Only the lines from the start of the data below through the line that contains "ref_levels = [1, 2]" are to be copied, exactly and without pictures.
---- SUPPLIED INFORMATION
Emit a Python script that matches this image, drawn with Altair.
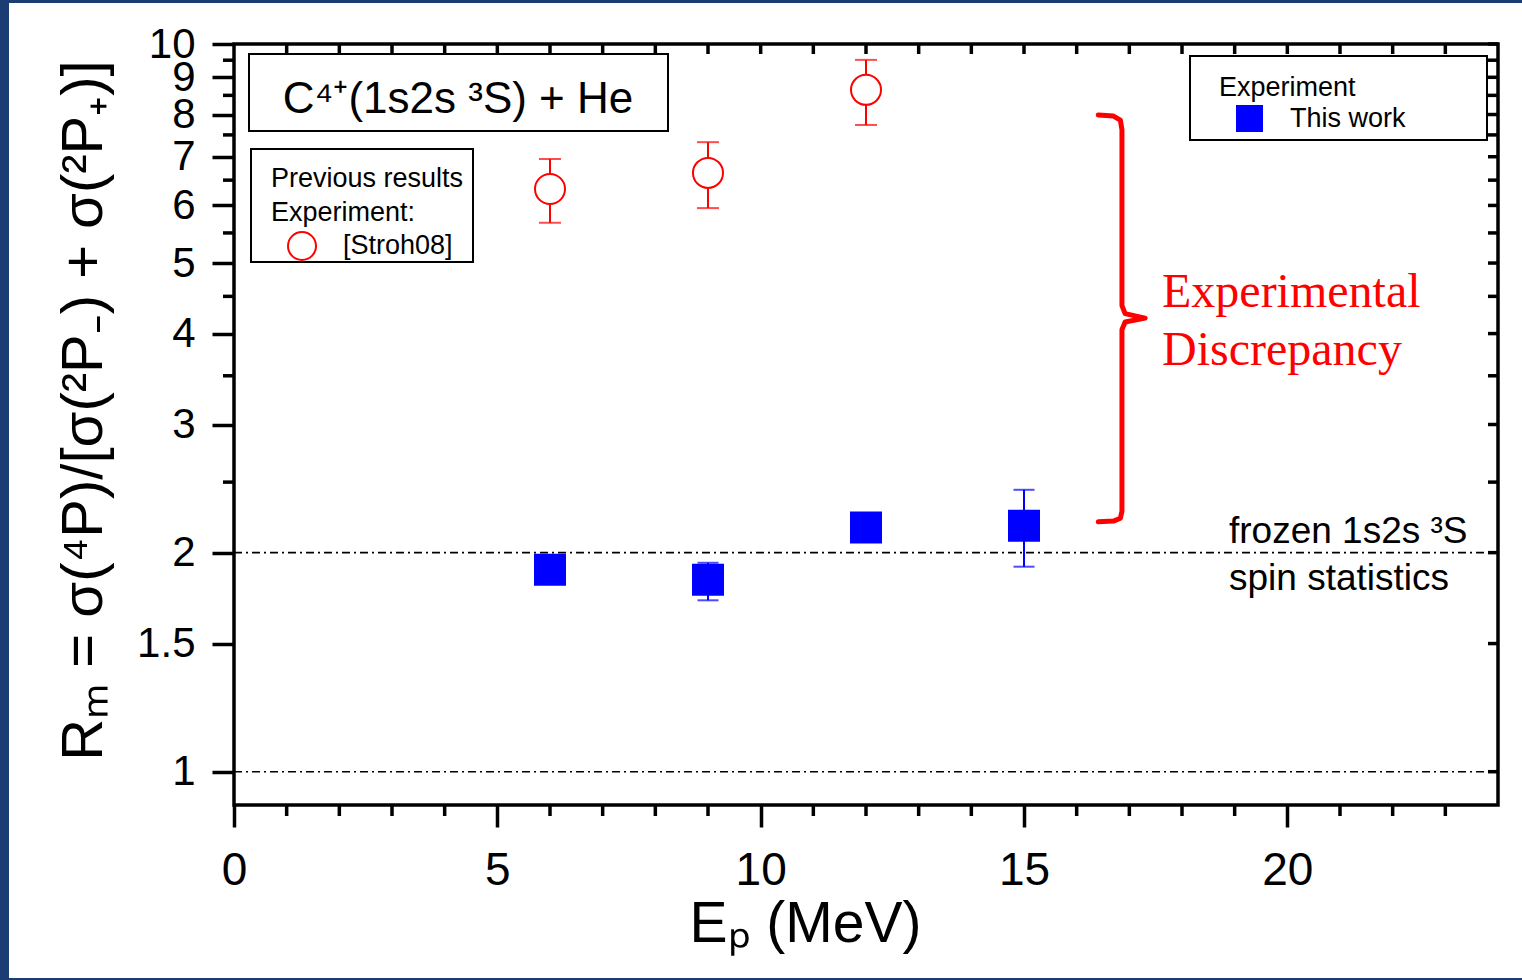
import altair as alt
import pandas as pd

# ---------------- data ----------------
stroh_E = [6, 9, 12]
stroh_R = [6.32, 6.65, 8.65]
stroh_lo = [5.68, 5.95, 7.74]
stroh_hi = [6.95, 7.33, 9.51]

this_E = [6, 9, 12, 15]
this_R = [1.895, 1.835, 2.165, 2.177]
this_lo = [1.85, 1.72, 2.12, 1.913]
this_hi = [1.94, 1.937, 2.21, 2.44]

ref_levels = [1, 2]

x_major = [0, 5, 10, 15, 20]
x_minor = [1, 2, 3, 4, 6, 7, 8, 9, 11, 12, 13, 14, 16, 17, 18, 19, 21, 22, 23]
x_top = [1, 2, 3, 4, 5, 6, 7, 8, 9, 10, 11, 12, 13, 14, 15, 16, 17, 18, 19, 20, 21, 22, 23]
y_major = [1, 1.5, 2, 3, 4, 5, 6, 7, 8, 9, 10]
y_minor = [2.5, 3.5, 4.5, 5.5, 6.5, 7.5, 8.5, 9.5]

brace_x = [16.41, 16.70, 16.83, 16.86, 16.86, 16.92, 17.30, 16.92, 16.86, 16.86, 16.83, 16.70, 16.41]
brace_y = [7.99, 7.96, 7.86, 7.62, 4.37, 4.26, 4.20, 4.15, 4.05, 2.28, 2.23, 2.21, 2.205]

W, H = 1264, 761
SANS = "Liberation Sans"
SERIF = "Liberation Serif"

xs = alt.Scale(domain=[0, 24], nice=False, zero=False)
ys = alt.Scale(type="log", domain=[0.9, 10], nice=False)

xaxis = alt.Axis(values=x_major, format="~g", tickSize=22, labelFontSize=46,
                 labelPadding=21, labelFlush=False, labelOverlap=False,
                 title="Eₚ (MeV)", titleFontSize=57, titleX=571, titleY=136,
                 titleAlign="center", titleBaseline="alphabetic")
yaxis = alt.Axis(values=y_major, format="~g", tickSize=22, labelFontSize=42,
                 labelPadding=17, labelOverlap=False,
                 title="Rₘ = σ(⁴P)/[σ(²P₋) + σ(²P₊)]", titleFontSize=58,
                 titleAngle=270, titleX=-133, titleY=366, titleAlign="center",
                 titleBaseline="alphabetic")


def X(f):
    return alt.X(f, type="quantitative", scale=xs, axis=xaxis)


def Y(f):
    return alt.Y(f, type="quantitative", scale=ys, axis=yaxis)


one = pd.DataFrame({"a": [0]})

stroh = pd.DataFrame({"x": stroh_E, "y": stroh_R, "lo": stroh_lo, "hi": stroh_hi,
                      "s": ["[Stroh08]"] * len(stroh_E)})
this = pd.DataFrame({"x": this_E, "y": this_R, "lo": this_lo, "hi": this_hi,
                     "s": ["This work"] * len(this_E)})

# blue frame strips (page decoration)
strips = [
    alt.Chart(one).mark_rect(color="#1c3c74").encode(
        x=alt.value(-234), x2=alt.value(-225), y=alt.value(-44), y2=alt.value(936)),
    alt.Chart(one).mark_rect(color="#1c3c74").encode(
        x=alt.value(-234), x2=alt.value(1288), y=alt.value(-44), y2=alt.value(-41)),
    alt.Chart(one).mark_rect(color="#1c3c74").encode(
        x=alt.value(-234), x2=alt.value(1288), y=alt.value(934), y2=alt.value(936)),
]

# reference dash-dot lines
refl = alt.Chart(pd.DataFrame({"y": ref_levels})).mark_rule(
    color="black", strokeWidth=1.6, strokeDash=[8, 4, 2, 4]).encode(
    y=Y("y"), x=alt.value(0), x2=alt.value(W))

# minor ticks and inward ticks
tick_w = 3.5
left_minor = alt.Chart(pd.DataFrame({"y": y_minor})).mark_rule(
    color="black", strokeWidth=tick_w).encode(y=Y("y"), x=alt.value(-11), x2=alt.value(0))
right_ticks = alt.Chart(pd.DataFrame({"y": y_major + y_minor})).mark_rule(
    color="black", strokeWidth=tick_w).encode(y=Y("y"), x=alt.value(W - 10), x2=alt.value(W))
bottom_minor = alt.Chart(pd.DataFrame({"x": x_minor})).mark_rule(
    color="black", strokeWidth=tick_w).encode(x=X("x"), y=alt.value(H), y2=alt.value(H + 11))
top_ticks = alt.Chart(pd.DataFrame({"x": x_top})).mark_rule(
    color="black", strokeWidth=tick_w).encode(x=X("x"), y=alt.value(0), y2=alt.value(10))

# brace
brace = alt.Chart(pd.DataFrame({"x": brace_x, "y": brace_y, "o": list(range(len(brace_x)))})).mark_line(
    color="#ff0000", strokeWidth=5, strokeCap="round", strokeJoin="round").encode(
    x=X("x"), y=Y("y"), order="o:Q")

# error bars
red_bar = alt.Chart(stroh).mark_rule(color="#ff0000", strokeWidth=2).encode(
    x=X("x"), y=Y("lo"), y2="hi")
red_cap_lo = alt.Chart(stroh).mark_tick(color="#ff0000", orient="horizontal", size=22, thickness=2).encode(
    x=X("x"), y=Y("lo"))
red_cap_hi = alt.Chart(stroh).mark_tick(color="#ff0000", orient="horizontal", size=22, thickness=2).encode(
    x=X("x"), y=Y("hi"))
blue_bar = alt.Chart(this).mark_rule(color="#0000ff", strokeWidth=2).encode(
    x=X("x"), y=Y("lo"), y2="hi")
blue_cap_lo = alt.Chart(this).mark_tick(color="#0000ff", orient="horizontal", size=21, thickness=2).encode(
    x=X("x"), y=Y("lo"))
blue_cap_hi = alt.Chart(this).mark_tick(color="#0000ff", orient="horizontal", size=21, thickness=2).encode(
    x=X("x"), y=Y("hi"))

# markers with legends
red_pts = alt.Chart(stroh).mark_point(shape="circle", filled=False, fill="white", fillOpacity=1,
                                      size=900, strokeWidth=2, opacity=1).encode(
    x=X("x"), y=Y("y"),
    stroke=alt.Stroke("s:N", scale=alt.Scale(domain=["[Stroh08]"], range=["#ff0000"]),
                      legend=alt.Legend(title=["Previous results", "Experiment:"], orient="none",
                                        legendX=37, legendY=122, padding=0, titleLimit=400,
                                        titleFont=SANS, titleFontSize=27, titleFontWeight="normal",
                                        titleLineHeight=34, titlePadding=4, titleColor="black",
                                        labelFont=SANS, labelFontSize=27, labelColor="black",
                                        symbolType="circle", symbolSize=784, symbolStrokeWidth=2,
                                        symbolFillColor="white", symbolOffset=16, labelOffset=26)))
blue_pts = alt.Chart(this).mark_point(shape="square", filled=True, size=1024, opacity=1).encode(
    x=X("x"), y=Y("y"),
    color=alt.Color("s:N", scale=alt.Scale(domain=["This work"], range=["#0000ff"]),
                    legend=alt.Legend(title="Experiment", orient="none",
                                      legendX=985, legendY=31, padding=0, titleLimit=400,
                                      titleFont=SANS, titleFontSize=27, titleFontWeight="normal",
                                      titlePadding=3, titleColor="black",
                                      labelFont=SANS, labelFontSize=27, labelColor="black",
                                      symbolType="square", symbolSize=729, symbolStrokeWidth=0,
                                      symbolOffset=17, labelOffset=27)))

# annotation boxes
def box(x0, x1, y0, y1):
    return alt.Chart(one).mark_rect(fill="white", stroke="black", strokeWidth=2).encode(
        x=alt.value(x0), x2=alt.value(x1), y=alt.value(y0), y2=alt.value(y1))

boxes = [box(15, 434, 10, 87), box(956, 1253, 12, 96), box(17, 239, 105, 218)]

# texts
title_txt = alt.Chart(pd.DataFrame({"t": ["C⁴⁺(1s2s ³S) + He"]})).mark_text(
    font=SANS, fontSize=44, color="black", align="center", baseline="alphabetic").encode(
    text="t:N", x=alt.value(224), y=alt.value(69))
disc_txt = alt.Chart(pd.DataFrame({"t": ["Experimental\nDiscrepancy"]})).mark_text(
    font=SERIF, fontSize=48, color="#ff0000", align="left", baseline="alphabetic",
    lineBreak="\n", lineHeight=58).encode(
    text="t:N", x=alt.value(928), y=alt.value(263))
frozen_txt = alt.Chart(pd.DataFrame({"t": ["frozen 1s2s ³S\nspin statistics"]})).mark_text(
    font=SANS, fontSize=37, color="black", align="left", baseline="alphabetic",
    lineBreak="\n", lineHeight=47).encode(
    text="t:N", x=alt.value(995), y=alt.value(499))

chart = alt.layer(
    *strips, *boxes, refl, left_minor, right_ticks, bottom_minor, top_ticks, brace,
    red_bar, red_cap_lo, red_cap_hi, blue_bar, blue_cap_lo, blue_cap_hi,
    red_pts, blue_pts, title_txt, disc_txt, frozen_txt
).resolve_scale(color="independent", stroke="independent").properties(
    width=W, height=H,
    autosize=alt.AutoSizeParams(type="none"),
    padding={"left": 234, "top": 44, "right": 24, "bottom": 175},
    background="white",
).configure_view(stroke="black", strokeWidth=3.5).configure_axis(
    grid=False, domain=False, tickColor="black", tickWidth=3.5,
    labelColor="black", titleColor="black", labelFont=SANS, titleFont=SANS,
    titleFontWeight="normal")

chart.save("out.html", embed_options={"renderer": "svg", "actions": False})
--------
## FULL SOLUTION
Emit a Python script that matches this image, drawn with Altair.
import altair as alt
import pandas as pd

# ---------------- data ----------------
stroh_E = [6, 9, 12]
stroh_R = [6.32, 6.65, 8.65]
stroh_lo = [5.68, 5.95, 7.74]
stroh_hi = [6.95, 7.33, 9.51]

this_E = [6, 9, 12, 15]
this_R = [1.895, 1.835, 2.165, 2.177]
this_lo = [1.85, 1.72, 2.12, 1.913]
this_hi = [1.94, 1.937, 2.21, 2.44]

ref_levels = [1, 2]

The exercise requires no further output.